As written above the rendering time is still high. But I think It makes sense. I tried to calculate the theoretical renderingtime
Read from QSPI (108MHz):
Img1/Img2 (800x250px / 4Byte/px) -> 14.8ms each
Write to SDRAM (16bit data bus / 108MHz):
Background (Box / 800x480px) -> 3.6ms
Img1/Img2 -> 1.9ms each
In total it should take about 37ms. Is my calculation correct?
According to your experience is a rendering time of about 40ms expectable? Or should it go faster?
Do you have any advices how I can optimize the rendering time for large images? Should I may caching the images into the SDRAM instead of reading out of Flash?
Thank you
Marco
2019-11-25 10:25 AM
Marco.R,
These are good questions. I have been trying to figure out an implementation of L8_ARGB8888 myself. I asked a question about it, but have not had any responses.
I am still learning about it, but I did find that for the STM32f746g-Discovery kit (which I am currently using), I found a call that the function Martin mentioned (HAL_DMA2D_BlendingStart_IT() ) located in the file TouchGFX\target\STM32F7DMA.cpp. The function making this call is setupDataCopy() which appears to setup the dma copy based on which blitOp operation being used.
However, there doesn't appear to be an operation for indexed color (BlitOp.hpp):
enum BlitOperations
{
BLIT_OP_COPY = 1 << 0, ///< Copy the source to the destination
BLIT_OP_FILL = 1 << 1, ///< Fill the destination with color
BLIT_OP_COPY_WITH_ALPHA = 1 << 2, ///< Copy the source to the destination using the given alpha
BLIT_OP_FILL_WITH_ALPHA = 1 << 3, ///< Fill the destination with color using the given alpha
BLIT_OP_COPY_WITH_TRANSPARENT_PIXELS = 1 << 4, ///< Deprecated, ignored. (Copy the source to the destination, but not the transparent pixels)
BLIT_OP_COPY_ARGB8888 = 1 << 5, ///< Copy the source to the destination, performing per-pixel alpha blending
BLIT_OP_COPY_ARGB8888_WITH_ALPHA = 1 << 6, ///< Copy the source to the destination, performing per-pixel alpha blending and blending the result with an image-wide alpha
BLIT_OP_COPY_A4 = 1 << 7, ///< Copy 4-bit source text to destination, performing per-pixel alpha blending
BLIT_OP_COPY_A8 = 1 << 8 ///< Copy 8-bit source text to destination, performing per-pixel alpha blending
};
BlitOp.hpp contains the BlitOp struct. That struct does contain a pointer to the CLUT (pClut) , so I am not sure why there is no operation for indexed color.
struct BlitOp
{
uint32_t operation; ///< The operation to perform @see BlitOperations
const uint16_t* pSrc; ///< Pointer to the source (pixels or indexes)

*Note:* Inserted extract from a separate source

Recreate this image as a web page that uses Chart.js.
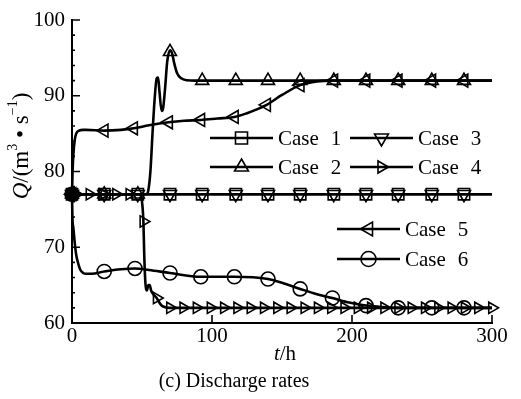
<!DOCTYPE html>
<html><head><meta charset="utf-8">
<script src="https://cdn.jsdelivr.net/npm/chart.js@4/dist/chart.umd.min.js"></script>
<style>html,body{margin:0;padding:0;background:#fff;}</style>
</head><body>
<canvas id="c" width="521" height="399"></canvas>
<script>
// ---------- data ----------
const caseLabels = ['Case 1', 'Case 2', 'Case 3', 'Case 4', 'Case 5', 'Case 6'];
const xTickValues = [0, 100, 200, 300];
const yTickValues = [60, 70, 80, 90, 100];

// Case 1 (square)
const c1T = [0, 300];
const c1Q = [77, 77];
const c1MarkT = [0, 23, 47, 70, 93, 117, 140, 163, 187, 210, 233, 257, 280];
const c1MarkQ = [77, 77, 77, 77, 77, 77, 77, 77, 77, 77, 77, 77, 77];

// Case 2 (triangle up)
const c2T = [0, 50, 53, 54.5, 56, 57.5, 59, 60.5, 61.5, 62.5, 64, 65, 66.5, 68, 70, 71.5, 73, 75, 78, 82, 88, 300];
const c2Q = [77, 77, 77, 77.5, 80, 85, 89.5, 92.3, 92.4, 90.5, 88, 88.3, 91, 94.5, 96, 95.6, 94.3, 93, 92.3, 92.05, 92, 92];
const c2MarkT = [0, 23, 47, 70, 93, 117, 140, 163, 187, 210, 233, 257, 280];
const c2MarkQ = [77, 77, 77, 95.8, 92, 92, 92, 92, 92, 92, 92, 92, 92];

// Case 3 (triangle down)
const c3T = [0, 300];
const c3Q = [77, 77];
const c3MarkT = [0, 23, 47, 70, 93, 117, 140, 163, 187, 210, 233, 257, 280];
const c3MarkQ = [77, 77, 77, 77, 77, 77, 77, 77, 77, 77, 77, 77, 77];

// Case 4 (triangle right)
const c4T = [0, 48.5, 49.5, 50.3, 51, 51.6, 52.2, 52.8, 53.5, 54.5, 55.5, 56.5, 58.5, 60.5, 62, 64, 67, 70, 300];
const c4Q = [77, 77, 76.6, 75.5, 73.4, 69, 66, 64.6, 64.3, 65, 65, 64.3, 63.7, 63.3, 62.8, 62.3, 62.05, 62, 62];
const c4MarkT = [3, 12.5, 22, 31.5, 41, 51, 60.5, 70, 79.5, 89, 99, 108.5, 118, 127.5, 137, 146.5, 156, 166, 175.5, 185, 194.5, 204, 213.5, 223, 233, 242.5, 252, 261.5, 271, 280.5, 290, 300];
const c4MarkQ = [77, 77, 77, 77, 77, 73.4, 63.3, 62, 62, 62, 62, 62, 62, 62, 62, 62, 62, 62, 62, 62, 62, 62, 62, 62, 62, 62, 62, 62, 62, 62, 62, 62];

// Case 5 (triangle left)
const c5T = [0, 0.4, 1, 2, 3, 5, 8, 10, 23, 35, 44, 55, 69, 80, 92, 104, 116, 125, 132, 139, 150, 163, 175, 187, 300];
const c5Q = [77, 80, 82.3, 84.2, 85, 85.4, 85.5, 85.5, 85.4, 85.5, 85.7, 86.1, 86.5, 86.7, 86.8, 87, 87.2, 87.7, 88.2, 88.8, 90.1, 91.4, 91.9, 92, 92];
const c5MarkT = [0, 23, 44, 69, 92, 116, 139, 163, 187, 210, 233, 257, 280];
const c5MarkQ = [77, 85.4, 85.7, 86.5, 86.8, 87.2, 88.8, 91.4, 92, 92, 92, 92, 92];

// Case 6 (circle)
const c6T = [0, 0.3, 1, 2, 3, 4.5, 6, 8, 10, 14, 23, 35, 45, 55, 70, 92, 116, 140, 150, 163, 175, 186, 198, 210, 222, 233, 300];
const c6Q = [77, 74, 72.5, 70.5, 69, 67.8, 67, 66.6, 66.5, 66.5, 66.8, 67.1, 67.2, 67, 66.6, 66.1, 66.1, 65.8, 65.3, 64.5, 63.8, 63.3, 62.7, 62.3, 62.1, 62, 62];
const c6MarkT = [0, 23, 45, 70, 92, 116, 140, 163, 186, 210, 233, 257, 280];
const c6MarkQ = [77, 66.8, 67.2, 66.6, 66.1, 66.1, 65.8, 64.5, 63.3, 62.3, 62, 62, 62];

// ---------- build ----------
const FONT = '"Liberation Serif", "Times New Roman", serif';
const toXY = (t, q) => t.map((v, i) => ({x: v, y: q[i]}));
const styles = [
  {ps: 'rect', rot: 0, r: 8},
  {ps: 'triangle', rot: 0, r: 7.5},
  {ps: 'triangle', rot: 180, r: 7.5},
  {ps: 'triangle', rot: 90, r: 6.5},
  {ps: 'triangle', rot: 270, r: 7.5},
  {ps: 'circle', rot: 0, r: 7}
];
const lines = [[c1T, c1Q], [c2T, c2Q], [c3T, c3Q], [c4T, c4Q], [c5T, c5Q], [c6T, c6Q]];
const marks = [[c1MarkT, c1MarkQ], [c2MarkT, c2MarkQ], [c3MarkT, c3MarkQ], [c4MarkT, c4MarkQ], [c5MarkT, c5MarkQ], [c6MarkT, c6MarkQ]];

const datasets = [];
lines.forEach((ln, i) => {
  datasets.push({
    label: caseLabels[i], data: toXY(ln[0], ln[1]), showLine: true,
    borderColor: '#000', borderWidth: 2.6, pointRadius: 0,
    cubicInterpolationMode: 'monotone', fill: false, clip: false
  });
});
marks.forEach((m, i) => {
  datasets.push({
    label: caseLabels[i] + ' markers', data: toXY(m[0], m[1]),
    showLine: false, borderColor: '#000', pointBorderColor: '#000',
    pointBackgroundColor: (ctx) => (i === 5 && ctx.dataIndex === 0) ? '#000' : 'rgba(0,0,0,0)',
    pointStyle: styles[i].ps, pointRotation: styles[i].rot, pointRadius: styles[i].r,
    pointBorderWidth: 1.6, clip: false
  });
});

const legendLayout = [
  {i: 0, x1: 210, x2: 273, y: 138, tx: 278},
  {i: 2, x1: 350, x2: 413, y: 138, tx: 418},
  {i: 1, x1: 210, x2: 273, y: 167, tx: 278},
  {i: 3, x1: 350, x2: 413, y: 167, tx: 418},
  {i: 4, x1: 337, x2: 400, y: 229, tx: 405},
  {i: 5, x1: 337, x2: 400, y: 259, tx: 405}
];

function drawParts(ctx, parts, cx, cy) {
  let total = 0;
  parts.forEach(p => { ctx.font = p.f; total += ctx.measureText(p.t).width; });
  let x = cx - total / 2;
  parts.forEach(p => {
    ctx.font = p.f;
    ctx.fillText(p.t, x, cy + (p.dy || 0));
    x += ctx.measureText(p.t).width;
  });
}

const decor = {
  id: 'decor',
  afterDraw(chart) {
    const {ctx, chartArea: a, scales: {x, y}} = chart;
    ctx.save();
    ctx.strokeStyle = '#000'; ctx.fillStyle = '#000';
    // tick marks (inward)
    ctx.lineWidth = 1.6;
    ctx.beginPath();
    yTickValues.forEach(v => {
      if (v === 60) return;
      const py = y.getPixelForValue(v);
      ctx.moveTo(a.left, py); ctx.lineTo(a.left + 8, py);
    });
    for (let v = 62; v < 100; v += 2) {
      if (v % 10 === 0) continue;
      const py = y.getPixelForValue(v);
      ctx.moveTo(a.left, py); ctx.lineTo(a.left + 3, py);
    }
    xTickValues.forEach(v => {
      if (v === 0) return;
      const px = x.getPixelForValue(v);
      ctx.moveTo(px, a.bottom); ctx.lineTo(px, a.bottom - 8);
    });
    ctx.stroke();

    // legend
    legendLayout.forEach(L => {
      const st = styles[L.i];
      ctx.lineWidth = 2.6;
      ctx.beginPath(); ctx.moveTo(L.x1, L.y); ctx.lineTo(L.x2, L.y); ctx.stroke();
      ctx.lineWidth = 1.6;
      ctx.fillStyle = 'rgba(0,0,0,0)';
      Chart.helpers.drawPoint(ctx, {pointStyle: st.ps, rotation: st.rot, radius: st.r + 0.5, borderWidth: 1.6}, (L.x1 + L.x2) / 2, L.y);
      ctx.fillStyle = '#000';
      ctx.font = '21px ' + FONT;
      ctx.textBaseline = 'middle'; ctx.textAlign = 'left';
      const words = caseLabels[L.i].split(' ');
      ctx.fillText(words[0], L.tx, L.y + 1);
      const w = ctx.measureText(words[0]).width;
      ctx.fillText(words[1], L.tx + w + 12, L.y + 1);
    });

    // axis titles
    ctx.fillStyle = '#000';
    ctx.textAlign = 'left'; ctx.textBaseline = 'middle';
    drawParts(ctx, [
      {t: 't', f: 'italic 21px ' + FONT},
      {t: '/h', f: '21px ' + FONT}
    ], 285, 354);
    drawParts(ctx, [{t: '(c) Discharge rates', f: '20px ' + FONT}], 234, 382);

    ctx.save();
    ctx.translate(22, 146);
    ctx.rotate(-Math.PI / 2);
    drawParts(ctx, [
      {t: 'Q', f: 'italic 23px ' + FONT},
      {t: '/(m', f: '23px ' + FONT},
      {t: '3', f: '14px ' + FONT, dy: -9},
      {t: ' • s', f: '23px ' + FONT},
      {t: '−1', f: '14px ' + FONT, dy: -9},
      {t: ')', f: '23px ' + FONT}
    ], 0, 0);
    ctx.restore();
    ctx.restore();
  }
};

new Chart(document.getElementById('c'), {
  type: 'scatter',
  data: {datasets},
  options: {
    responsive: false, animation: false, devicePixelRatio: 1,
    layout: {padding: {top: 20, right: 29, left: 0, bottom: 0}},
    plugins: {legend: {display: false}, tooltip: {enabled: false}},
    scales: {
      x: {
        type: 'linear', min: 0, max: 300,
        afterBuildTicks: s => { s.ticks = xTickValues.map(v => ({value: v})); },
        afterFit: s => { s.height = 76; },
        ticks: {color: '#000', font: {family: FONT, size: 21}, padding: 1, maxRotation: 0},
        grid: {display: false, drawTicks: false},
        border: {display: true, color: '#000', width: 2}
      },
      y: {
        type: 'linear', min: 60, max: 100,
        afterBuildTicks: s => { s.ticks = yTickValues.map(v => ({value: v})); },
        afterFit: s => { s.width = 72; },
        ticks: {color: '#000', font: {family: FONT, size: 21}, padding: 7},
        grid: {display: false, drawTicks: false},
        border: {display: true, color: '#000', width: 2}
      }
    }
  },
  plugins: [decor]
});
</script>
</body></html>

const uint8_t* pClut; ///< Pointer to the source CLUT entires
uint16_t* pDst; ///< Pointer to the destination
uint16_t nSteps; ///< The number of pixels in a line
uint16_t nLoops; ///< The number of lines
uint16_t srcLoopStride; ///< The number of bytes to stride the source after every loop
uint16_t dstLoopStride; ///< The number of bytes to stride the destination after every loop
colortype color; ///< Color to fill
uint8_t alpha; ///< The alpha to use
uint8_t srcFormat; ///< The source format @see BitmapFormat
uint8_t dstFormat; ///< The destination format @see BitmapFormat
};
And as far as I know, ChromeArt supports a CLUT.
2019-11-25 12:21 PM
Hi guys,
I'll try to get to your L8 questions tomorrow. The standard HAL does not support L8, correct.
/Martin
2019-12-04 09:45 PM
Hi @Martin KJELDSEN
Just for information. I updated the HAL according your answer in the thread of @scottSD (here) and I get an improved rendertime. The rendering is now about 20% faster than before (about 30ms) with much less memory space is used then before and the cpu Ioad stays below 10%. If there are another possibilities to improve the rendertime, I appreciate for any hint. But I assume thats the limit for my configuration (see my last post with the calculation). Is that correct?
Thanks a lot for your help.
Marco
2019-12-04 11:47 PM
That's great to hear, Marco. I _think_ i'd need to know more concretely about your application to help optimize. It may be better to simply measure the different read/write times with an oscilloscope to be more accurate. 60ms is a lot if you're aiming for 60HZ - But you also need to know the limitations of your platform in terms of achieving acceptable performance.